Asia

Not so black and white? Panda fibs fuel anti-US vibe in China

The zoo, which declined to comment on the online misinformation, held the party to bid farewell to the bears and their three-year-old cub Xiao Qi Ji, who will be returning to China in December as its contract with the Chinese government expires.

Another panda named Ya Ya was returned to China by the Memphis Zoo in April after its loan agreement ended. This followed uproar from Chinese activists and social media users who accused the zoo of abusing her.

Many also blamed the zoo for the death of Ya Ya’s mate, Le Le, with accusations swirling online – despite no evidence – that zookeepers had stabbed the bear and sold his eyeball.

The zoo vigorously rejected what it said was “misinformation”. The Chinese Association of Zoological Gardens also backed the zookeepers, saying in a joint statement that the bears at the Memphis zoo had received “excellent care”.

But that did little to quell the nationalist outrage.

“FAN THOSE FLAMES”

China’s state-linked Global Times, the mouthpiece of the ruling Communist Party, linked the controversy over Ya Ya to US-China geopolitical tensions.

“If this had not happened during a period when Washington is intensifying its containment and suppression of China, this matter would not have caused such a stir,” it said in an editorial in March.

Amid tense relations between the two biggest economies over issues such as Taiwan, US observers say the Chinese government appears keen to condone and encourage anti-American sentiment.

“Misinformation around panda treatment is an example of a convenient way to fan those flames,” Isaac Stone Fish, chief executive of China-focused data company Strategy Risks, told AFP.

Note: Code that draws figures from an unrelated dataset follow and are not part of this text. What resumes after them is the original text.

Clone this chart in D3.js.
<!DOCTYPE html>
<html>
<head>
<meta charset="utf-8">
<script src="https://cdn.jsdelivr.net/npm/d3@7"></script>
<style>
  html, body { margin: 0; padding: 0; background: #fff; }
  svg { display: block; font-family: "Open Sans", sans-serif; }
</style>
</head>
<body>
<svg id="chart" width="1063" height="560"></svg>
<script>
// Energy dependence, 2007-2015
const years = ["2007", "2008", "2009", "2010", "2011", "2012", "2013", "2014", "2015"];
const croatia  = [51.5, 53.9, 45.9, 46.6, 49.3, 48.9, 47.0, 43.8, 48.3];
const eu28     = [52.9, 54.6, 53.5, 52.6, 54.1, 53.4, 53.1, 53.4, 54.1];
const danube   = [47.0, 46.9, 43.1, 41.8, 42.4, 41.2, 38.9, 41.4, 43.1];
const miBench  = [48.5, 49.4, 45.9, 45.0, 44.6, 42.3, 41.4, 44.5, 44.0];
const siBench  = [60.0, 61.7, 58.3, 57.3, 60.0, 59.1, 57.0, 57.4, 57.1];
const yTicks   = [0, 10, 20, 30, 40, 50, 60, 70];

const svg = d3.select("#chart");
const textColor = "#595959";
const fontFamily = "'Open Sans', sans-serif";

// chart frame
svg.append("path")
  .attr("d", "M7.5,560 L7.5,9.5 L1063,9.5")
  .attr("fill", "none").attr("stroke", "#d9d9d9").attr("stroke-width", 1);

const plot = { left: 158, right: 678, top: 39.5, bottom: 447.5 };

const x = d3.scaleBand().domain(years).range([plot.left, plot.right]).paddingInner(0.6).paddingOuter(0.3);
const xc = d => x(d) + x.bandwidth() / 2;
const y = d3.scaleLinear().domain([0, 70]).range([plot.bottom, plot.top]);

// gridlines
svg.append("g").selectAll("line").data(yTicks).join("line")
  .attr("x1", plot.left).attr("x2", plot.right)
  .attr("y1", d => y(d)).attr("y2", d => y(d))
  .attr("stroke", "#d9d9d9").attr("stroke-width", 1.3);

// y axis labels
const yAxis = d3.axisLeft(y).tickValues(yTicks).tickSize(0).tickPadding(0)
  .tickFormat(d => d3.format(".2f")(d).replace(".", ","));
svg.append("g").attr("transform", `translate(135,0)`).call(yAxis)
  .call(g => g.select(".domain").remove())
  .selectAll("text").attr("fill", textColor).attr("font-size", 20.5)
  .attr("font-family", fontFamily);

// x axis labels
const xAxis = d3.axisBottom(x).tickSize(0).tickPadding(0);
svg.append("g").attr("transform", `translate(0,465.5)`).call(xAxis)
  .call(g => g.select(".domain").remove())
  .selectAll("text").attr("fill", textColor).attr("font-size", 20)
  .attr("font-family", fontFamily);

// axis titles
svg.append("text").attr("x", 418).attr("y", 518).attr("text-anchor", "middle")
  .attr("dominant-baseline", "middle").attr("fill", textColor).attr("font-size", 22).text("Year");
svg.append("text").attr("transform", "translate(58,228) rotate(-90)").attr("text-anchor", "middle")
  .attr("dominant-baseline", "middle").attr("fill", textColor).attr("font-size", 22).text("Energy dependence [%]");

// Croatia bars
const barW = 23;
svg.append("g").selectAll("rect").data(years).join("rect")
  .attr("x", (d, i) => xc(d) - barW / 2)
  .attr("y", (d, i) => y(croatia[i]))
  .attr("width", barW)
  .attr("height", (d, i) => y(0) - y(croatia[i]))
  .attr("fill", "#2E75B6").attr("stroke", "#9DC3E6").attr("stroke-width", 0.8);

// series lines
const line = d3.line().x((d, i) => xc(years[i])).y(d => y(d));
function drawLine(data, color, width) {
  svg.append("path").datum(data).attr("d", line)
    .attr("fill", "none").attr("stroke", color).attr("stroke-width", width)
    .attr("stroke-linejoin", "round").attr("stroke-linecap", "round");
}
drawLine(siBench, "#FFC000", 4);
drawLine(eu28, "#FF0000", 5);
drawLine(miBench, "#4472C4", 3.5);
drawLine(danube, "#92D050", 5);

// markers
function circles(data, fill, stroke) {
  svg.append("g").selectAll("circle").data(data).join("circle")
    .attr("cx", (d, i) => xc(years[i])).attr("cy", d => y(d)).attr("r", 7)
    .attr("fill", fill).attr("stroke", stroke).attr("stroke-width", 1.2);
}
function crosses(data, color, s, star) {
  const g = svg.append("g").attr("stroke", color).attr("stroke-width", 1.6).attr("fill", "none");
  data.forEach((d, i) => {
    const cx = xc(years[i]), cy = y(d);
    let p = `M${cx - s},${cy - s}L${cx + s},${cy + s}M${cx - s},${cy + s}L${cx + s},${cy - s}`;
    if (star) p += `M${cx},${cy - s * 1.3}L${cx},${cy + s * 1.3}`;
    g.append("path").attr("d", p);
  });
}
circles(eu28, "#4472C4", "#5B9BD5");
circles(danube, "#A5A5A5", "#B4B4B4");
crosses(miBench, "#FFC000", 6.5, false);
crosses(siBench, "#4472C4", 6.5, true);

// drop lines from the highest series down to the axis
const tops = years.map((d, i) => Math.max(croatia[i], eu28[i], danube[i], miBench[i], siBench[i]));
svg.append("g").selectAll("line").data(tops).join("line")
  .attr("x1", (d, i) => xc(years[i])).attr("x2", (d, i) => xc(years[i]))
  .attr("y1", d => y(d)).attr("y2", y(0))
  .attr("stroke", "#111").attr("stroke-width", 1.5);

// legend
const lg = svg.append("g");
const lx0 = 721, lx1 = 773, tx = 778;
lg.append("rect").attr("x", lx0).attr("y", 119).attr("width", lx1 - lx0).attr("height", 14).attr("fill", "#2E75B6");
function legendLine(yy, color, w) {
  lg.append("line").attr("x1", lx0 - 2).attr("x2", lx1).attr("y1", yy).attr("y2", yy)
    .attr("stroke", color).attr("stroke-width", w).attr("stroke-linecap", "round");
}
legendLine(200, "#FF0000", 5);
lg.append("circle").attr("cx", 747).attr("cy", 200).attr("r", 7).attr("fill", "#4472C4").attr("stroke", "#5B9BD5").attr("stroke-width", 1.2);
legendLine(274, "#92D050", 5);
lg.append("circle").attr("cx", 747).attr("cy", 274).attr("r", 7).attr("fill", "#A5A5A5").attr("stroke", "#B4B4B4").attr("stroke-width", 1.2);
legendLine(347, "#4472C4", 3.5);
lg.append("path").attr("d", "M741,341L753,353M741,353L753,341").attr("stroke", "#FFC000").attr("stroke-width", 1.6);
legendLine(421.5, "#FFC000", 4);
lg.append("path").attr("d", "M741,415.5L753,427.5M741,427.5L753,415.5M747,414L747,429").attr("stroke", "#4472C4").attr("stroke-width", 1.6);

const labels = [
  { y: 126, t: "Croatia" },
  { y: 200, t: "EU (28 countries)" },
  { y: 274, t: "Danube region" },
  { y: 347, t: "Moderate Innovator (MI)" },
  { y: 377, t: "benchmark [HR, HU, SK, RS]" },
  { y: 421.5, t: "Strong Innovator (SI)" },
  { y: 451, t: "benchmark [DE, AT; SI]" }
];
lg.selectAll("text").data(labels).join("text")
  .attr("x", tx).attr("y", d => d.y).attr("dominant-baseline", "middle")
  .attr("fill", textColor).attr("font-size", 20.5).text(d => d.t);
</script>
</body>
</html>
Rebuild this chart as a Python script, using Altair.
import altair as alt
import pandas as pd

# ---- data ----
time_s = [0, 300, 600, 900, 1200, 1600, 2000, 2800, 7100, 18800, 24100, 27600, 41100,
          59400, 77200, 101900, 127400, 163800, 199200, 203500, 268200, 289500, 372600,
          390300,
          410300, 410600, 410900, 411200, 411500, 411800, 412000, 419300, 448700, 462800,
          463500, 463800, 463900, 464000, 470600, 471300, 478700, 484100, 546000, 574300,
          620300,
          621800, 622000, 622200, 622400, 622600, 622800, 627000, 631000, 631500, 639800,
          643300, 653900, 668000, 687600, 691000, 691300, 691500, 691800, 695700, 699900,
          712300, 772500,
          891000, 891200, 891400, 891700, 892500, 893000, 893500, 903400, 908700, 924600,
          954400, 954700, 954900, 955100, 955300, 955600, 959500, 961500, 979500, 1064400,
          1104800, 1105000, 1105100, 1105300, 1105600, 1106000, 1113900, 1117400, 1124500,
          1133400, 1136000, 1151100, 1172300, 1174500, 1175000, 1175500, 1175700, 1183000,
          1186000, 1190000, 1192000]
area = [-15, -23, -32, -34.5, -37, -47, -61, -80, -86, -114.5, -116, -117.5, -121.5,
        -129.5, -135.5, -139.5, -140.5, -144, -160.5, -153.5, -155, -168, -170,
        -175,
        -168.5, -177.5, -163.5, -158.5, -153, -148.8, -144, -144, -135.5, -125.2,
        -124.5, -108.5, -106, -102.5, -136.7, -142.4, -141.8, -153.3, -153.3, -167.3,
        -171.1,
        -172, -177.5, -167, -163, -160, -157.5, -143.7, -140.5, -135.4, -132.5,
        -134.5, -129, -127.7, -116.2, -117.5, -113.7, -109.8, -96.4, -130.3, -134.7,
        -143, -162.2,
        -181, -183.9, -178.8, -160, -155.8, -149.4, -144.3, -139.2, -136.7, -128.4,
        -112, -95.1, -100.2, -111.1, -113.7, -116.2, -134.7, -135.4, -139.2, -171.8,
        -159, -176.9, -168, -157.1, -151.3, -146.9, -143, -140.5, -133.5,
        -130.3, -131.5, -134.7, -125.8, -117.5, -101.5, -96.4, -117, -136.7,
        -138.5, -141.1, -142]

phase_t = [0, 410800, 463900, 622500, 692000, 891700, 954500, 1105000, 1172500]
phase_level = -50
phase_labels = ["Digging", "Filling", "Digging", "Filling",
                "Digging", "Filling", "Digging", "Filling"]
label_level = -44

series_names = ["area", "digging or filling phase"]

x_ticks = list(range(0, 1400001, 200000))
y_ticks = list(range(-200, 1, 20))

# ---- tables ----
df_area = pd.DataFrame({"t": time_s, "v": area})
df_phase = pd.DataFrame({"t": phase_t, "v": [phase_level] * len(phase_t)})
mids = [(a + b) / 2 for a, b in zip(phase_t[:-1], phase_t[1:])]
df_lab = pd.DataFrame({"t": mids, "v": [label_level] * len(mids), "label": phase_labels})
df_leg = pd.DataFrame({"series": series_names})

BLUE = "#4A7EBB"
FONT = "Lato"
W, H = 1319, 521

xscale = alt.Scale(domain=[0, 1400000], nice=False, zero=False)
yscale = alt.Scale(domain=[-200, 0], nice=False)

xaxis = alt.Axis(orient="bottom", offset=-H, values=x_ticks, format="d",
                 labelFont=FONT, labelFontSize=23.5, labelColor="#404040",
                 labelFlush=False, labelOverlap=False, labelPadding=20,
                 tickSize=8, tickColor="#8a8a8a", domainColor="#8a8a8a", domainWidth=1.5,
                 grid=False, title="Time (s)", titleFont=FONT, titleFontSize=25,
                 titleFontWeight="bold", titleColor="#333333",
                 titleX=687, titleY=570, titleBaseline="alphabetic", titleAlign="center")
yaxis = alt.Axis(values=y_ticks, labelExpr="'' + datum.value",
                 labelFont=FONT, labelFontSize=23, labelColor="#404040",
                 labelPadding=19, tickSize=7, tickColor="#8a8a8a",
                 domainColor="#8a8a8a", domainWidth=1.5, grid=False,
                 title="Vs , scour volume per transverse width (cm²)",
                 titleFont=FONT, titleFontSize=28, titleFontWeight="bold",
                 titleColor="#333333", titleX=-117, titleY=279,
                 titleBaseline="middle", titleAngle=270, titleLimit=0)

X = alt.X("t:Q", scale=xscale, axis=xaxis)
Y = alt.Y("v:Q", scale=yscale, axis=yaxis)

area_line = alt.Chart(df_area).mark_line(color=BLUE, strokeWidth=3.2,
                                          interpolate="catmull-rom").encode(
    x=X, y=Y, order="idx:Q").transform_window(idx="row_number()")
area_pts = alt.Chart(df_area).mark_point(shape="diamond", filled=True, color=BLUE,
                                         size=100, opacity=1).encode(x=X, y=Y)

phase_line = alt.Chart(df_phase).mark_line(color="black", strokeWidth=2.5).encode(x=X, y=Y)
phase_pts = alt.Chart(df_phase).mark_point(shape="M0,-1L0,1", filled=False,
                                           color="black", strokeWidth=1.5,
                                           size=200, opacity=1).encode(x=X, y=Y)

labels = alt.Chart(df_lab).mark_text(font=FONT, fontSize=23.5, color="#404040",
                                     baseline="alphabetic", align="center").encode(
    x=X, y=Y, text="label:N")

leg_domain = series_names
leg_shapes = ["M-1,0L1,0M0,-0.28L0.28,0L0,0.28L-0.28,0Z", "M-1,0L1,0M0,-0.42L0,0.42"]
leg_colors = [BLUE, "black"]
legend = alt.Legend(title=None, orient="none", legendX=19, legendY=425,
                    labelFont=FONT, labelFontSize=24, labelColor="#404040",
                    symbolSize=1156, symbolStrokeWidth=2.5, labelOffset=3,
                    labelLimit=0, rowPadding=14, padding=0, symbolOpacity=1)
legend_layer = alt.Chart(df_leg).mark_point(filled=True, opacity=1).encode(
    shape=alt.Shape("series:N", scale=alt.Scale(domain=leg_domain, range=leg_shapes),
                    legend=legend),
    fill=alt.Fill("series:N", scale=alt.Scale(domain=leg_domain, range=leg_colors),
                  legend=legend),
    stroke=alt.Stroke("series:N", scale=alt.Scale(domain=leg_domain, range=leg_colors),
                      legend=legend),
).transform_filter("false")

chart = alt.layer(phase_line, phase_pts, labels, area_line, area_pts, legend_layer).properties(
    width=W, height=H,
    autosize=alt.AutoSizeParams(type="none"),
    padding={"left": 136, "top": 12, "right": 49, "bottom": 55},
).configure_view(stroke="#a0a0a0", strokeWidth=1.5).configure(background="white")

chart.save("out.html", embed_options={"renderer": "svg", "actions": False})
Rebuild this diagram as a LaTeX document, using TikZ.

The misinformation not only bred mistrust about the United States in China but also sparked fervent calls to suspend the panda exchange, potentially closing what DFRLab called one of the few avenues of cooperation between the two countries.

Aside from Washington and Memphis, the zoos in San Diego and Atlanta have either returned or are set to return their pandas to China by next year. Without China’s extension of the loan agreement, US zoos face the prospect of having no pandas for the first time in 50 years.

“This (misinformation) campaign is particularly sad given the ways in which ‘panda diplomacy’ previously played such a crucial role in helping to foster positive relations between China and the West,” Darren Linvill, a professor at Clemson University, told AFP.

It is, he added, “an unfortunate sign of the current state of relations between powers.”